Brief
Retype every line from the top of the entries down to the one with "const data = names.map((n, i)", both included, and skip the pictures.

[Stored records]
►

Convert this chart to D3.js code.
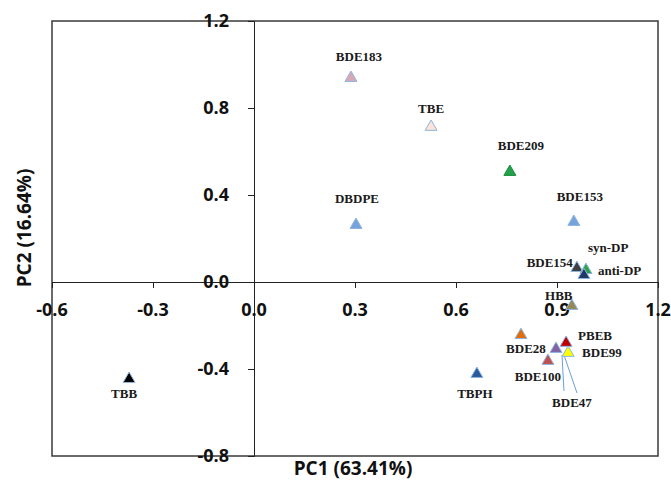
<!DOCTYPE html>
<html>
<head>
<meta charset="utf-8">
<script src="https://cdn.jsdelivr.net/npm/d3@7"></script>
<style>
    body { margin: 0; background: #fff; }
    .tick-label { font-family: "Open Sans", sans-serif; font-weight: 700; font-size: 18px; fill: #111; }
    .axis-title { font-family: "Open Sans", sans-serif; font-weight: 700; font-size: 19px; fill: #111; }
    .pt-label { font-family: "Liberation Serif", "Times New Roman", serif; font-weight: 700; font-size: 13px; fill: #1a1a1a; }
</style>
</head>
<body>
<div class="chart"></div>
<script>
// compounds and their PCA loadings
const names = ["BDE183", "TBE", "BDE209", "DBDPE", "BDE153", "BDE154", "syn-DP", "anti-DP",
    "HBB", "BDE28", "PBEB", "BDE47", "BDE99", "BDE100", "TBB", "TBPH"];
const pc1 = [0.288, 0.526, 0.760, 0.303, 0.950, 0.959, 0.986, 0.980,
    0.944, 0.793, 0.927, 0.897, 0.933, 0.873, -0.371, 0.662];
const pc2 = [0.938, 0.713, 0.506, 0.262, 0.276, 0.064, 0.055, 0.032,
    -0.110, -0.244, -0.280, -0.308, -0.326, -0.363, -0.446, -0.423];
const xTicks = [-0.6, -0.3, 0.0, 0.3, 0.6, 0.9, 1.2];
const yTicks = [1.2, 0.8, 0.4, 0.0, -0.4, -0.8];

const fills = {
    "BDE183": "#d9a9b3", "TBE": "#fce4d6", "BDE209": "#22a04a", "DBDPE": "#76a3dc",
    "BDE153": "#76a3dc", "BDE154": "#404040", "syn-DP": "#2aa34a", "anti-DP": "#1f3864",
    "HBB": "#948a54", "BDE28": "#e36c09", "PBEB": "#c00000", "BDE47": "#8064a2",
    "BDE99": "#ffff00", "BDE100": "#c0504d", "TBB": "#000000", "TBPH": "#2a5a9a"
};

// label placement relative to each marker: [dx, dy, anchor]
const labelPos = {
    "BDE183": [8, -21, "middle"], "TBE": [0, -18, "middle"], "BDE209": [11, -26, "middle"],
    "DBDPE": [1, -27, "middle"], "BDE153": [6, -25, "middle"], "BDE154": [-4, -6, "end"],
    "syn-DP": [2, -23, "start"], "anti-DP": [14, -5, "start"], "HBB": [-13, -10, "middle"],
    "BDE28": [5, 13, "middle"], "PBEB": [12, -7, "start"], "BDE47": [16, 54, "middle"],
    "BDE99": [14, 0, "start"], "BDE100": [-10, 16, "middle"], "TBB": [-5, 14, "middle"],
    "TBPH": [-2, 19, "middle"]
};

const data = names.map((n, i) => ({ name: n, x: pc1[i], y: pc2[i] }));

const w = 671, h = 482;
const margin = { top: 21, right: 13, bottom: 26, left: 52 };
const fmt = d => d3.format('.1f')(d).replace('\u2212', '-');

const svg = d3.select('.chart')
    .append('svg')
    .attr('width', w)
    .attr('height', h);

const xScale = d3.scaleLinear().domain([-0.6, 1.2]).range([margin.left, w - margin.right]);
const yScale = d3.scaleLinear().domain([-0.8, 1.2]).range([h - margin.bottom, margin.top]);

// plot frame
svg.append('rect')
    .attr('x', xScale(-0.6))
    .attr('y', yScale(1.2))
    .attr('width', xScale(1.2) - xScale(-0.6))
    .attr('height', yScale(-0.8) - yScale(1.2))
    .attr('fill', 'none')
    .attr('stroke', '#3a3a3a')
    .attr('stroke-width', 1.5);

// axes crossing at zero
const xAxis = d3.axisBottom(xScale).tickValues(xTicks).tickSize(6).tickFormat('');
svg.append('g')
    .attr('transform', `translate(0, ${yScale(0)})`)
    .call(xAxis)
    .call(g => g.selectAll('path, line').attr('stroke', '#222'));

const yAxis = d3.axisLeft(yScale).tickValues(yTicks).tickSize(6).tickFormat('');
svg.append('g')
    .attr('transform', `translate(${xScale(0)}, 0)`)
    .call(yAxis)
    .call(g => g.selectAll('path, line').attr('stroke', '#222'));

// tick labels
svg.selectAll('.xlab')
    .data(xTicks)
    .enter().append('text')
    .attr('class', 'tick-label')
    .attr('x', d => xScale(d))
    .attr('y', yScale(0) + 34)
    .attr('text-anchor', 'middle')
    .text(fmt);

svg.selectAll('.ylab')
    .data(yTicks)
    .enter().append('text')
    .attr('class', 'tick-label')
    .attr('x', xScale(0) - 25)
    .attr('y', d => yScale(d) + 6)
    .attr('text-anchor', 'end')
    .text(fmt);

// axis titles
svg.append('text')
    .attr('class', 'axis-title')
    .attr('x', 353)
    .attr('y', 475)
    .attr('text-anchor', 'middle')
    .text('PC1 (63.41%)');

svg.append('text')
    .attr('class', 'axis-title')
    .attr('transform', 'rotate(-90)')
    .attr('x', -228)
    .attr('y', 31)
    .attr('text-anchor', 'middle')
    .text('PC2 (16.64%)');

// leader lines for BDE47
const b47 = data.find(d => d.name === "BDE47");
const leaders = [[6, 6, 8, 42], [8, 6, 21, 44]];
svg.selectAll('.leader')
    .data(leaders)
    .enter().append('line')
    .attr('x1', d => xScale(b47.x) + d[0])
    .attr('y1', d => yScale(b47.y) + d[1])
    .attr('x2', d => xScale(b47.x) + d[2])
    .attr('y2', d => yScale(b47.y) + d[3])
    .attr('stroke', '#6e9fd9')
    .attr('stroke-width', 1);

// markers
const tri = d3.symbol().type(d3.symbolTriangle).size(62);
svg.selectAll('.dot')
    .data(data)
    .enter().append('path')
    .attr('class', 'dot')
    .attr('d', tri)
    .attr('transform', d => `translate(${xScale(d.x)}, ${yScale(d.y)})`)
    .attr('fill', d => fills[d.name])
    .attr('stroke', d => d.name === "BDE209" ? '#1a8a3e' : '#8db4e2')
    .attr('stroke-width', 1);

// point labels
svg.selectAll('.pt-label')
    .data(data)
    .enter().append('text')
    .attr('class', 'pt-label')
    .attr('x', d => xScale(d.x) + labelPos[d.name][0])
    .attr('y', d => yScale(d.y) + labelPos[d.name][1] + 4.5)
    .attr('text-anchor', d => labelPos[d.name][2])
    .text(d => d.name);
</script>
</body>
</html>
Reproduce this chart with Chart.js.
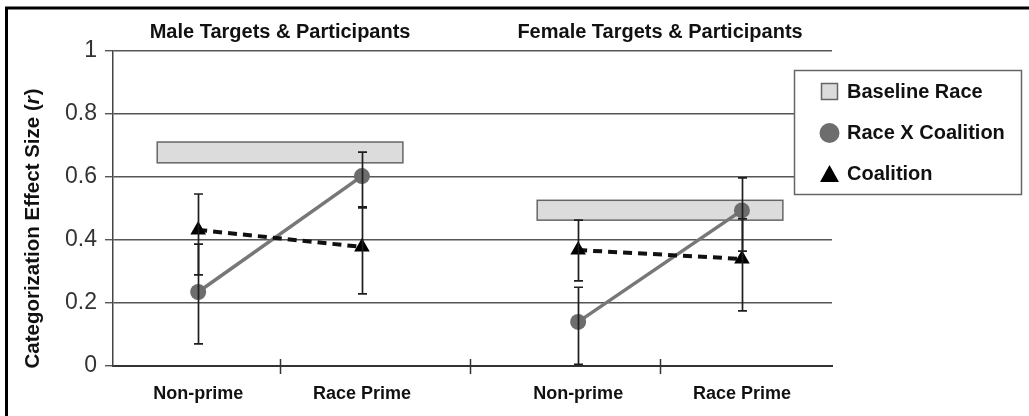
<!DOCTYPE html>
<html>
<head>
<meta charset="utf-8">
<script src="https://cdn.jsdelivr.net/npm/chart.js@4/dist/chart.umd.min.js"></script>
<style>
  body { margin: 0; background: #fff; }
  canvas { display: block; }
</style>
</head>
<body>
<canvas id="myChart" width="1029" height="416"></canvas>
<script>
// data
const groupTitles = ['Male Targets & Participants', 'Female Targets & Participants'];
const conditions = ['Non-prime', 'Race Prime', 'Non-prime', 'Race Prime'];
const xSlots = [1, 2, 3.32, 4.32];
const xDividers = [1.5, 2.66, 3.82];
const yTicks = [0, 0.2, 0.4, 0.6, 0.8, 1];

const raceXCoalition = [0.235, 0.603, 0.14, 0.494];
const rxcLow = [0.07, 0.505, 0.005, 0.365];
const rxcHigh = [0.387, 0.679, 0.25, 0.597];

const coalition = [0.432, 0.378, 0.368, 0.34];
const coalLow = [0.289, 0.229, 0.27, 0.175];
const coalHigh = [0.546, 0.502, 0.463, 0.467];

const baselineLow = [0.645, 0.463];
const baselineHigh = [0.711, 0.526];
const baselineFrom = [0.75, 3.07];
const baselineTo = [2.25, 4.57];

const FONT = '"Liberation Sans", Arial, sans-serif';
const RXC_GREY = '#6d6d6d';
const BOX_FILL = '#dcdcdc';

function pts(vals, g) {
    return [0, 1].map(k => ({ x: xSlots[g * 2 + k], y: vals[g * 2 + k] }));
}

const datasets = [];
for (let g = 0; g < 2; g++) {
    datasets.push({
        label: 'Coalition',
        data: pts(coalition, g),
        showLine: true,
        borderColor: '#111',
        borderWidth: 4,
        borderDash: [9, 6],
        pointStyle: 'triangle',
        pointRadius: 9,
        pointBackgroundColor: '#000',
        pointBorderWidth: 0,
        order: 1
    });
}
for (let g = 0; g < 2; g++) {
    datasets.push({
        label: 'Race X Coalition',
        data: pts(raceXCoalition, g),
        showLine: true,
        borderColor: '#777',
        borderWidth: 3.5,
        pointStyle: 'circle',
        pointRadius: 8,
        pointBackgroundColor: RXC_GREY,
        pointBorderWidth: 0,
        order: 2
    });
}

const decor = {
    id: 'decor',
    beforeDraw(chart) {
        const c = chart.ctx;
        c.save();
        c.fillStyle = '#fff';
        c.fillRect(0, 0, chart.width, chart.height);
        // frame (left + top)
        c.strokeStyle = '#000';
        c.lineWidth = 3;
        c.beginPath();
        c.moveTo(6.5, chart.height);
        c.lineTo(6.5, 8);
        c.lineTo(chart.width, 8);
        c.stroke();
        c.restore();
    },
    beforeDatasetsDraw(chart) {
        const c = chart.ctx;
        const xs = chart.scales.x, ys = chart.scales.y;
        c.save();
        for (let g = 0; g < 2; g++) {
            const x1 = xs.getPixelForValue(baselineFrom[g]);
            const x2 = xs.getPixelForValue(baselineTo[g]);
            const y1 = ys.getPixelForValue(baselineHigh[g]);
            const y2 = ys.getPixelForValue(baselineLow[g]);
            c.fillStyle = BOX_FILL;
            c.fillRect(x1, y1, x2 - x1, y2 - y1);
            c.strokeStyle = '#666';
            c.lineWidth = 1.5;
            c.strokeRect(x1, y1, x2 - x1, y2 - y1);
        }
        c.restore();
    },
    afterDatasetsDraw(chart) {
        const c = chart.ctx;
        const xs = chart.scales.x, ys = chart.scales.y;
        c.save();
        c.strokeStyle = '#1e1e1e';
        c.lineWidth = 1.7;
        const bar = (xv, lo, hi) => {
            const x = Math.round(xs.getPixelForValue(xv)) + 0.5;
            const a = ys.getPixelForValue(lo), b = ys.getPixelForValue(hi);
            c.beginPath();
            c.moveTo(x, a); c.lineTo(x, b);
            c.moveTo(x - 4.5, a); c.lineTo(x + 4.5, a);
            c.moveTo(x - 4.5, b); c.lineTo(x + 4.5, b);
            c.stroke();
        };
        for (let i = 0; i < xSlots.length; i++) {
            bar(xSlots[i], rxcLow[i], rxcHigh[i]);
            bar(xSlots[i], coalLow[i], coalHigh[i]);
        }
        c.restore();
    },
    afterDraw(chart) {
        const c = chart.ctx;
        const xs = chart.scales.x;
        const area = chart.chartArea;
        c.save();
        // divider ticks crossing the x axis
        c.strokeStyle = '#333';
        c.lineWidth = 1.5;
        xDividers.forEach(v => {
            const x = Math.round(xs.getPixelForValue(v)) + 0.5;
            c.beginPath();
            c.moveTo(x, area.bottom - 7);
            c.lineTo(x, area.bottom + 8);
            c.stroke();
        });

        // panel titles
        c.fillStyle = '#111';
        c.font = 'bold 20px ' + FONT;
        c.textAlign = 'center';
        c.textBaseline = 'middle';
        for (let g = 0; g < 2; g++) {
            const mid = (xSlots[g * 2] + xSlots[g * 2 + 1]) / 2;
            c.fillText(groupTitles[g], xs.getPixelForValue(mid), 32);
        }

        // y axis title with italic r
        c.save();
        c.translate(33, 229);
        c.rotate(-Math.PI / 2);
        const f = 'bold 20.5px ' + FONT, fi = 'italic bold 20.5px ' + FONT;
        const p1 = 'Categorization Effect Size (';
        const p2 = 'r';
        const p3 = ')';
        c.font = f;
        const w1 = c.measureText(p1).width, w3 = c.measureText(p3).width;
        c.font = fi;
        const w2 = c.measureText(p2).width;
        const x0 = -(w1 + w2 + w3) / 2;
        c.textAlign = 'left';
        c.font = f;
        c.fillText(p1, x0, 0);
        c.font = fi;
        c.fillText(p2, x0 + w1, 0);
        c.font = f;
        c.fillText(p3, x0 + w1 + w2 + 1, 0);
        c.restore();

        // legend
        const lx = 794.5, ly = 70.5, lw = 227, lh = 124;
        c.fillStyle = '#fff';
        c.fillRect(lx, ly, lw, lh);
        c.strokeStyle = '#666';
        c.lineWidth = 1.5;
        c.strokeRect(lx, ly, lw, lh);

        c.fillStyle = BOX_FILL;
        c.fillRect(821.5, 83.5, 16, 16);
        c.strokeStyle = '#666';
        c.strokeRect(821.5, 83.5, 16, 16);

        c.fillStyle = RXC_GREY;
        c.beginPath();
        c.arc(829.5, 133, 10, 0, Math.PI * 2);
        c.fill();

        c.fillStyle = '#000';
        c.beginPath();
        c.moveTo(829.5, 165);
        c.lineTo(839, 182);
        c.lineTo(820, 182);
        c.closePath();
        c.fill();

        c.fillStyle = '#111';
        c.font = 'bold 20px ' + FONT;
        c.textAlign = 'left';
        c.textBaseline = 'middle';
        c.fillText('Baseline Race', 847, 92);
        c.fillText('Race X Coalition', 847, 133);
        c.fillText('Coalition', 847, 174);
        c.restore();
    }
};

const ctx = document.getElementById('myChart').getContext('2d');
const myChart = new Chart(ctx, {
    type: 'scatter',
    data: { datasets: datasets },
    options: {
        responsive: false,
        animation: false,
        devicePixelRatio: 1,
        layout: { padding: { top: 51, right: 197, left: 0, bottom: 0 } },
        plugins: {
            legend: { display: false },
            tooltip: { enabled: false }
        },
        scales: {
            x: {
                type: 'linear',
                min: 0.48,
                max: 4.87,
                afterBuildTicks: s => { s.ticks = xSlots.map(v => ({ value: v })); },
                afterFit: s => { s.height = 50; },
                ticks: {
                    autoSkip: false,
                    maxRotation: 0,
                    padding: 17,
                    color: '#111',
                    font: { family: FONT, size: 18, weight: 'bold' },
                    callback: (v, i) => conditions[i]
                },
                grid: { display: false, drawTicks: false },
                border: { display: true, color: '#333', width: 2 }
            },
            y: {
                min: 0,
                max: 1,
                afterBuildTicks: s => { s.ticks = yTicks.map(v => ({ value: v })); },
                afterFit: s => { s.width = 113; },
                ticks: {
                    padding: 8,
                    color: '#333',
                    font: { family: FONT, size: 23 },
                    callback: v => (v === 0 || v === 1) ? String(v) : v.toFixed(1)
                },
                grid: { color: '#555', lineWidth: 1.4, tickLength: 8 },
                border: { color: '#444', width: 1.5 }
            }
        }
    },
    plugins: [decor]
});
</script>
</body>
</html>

◄

The answer
Convert this chart to D3.js code.
<!DOCTYPE html>
<html>
<head>
<meta charset="utf-8">
<script src="https://cdn.jsdelivr.net/npm/d3@7"></script>
<style>
    body { margin: 0; background: #fff; }
    .tick-label { font-family: "Open Sans", sans-serif; font-weight: 700; font-size: 18px; fill: #111; }
    .axis-title { font-family: "Open Sans", sans-serif; font-weight: 700; font-size: 19px; fill: #111; }
    .pt-label { font-family: "Liberation Serif", "Times New Roman", serif; font-weight: 700; font-size: 13px; fill: #1a1a1a; }
</style>
</head>
<body>
<div class="chart"></div>
<script>
// compounds and their PCA loadings
const names = ["BDE183", "TBE", "BDE209", "DBDPE", "BDE153", "BDE154", "syn-DP", "anti-DP",
    "HBB", "BDE28", "PBEB", "BDE47", "BDE99", "BDE100", "TBB", "TBPH"];
const pc1 = [0.288, 0.526, 0.760, 0.303, 0.950, 0.959, 0.986, 0.980,
    0.944, 0.793, 0.927, 0.897, 0.933, 0.873, -0.371, 0.662];
const pc2 = [0.938, 0.713, 0.506, 0.262, 0.276, 0.064, 0.055, 0.032,
    -0.110, -0.244, -0.280, -0.308, -0.326, -0.363, -0.446, -0.423];
const xTicks = [-0.6, -0.3, 0.0, 0.3, 0.6, 0.9, 1.2];
const yTicks = [1.2, 0.8, 0.4, 0.0, -0.4, -0.8];

const fills = {
    "BDE183": "#d9a9b3", "TBE": "#fce4d6", "BDE209": "#22a04a", "DBDPE": "#76a3dc",
    "BDE153": "#76a3dc", "BDE154": "#404040", "syn-DP": "#2aa34a", "anti-DP": "#1f3864",
    "HBB": "#948a54", "BDE28": "#e36c09", "PBEB": "#c00000", "BDE47": "#8064a2",
    "BDE99": "#ffff00", "BDE100": "#c0504d", "TBB": "#000000", "TBPH": "#2a5a9a"
};

// label placement relative to each marker: [dx, dy, anchor]
const labelPos = {
    "BDE183": [8, -21, "middle"], "TBE": [0, -18, "middle"], "BDE209": [11, -26, "middle"],
    "DBDPE": [1, -27, "middle"], "BDE153": [6, -25, "middle"], "BDE154": [-4, -6, "end"],
    "syn-DP": [2, -23, "start"], "anti-DP": [14, -5, "start"], "HBB": [-13, -10, "middle"],
    "BDE28": [5, 13, "middle"], "PBEB": [12, -7, "start"], "BDE47": [16, 54, "middle"],
    "BDE99": [14, 0, "start"], "BDE100": [-10, 16, "middle"], "TBB": [-5, 14, "middle"],
    "TBPH": [-2, 19, "middle"]
};

const data = names.map((n, i) => ({ name: n, x: pc1[i], y: pc2[i] }));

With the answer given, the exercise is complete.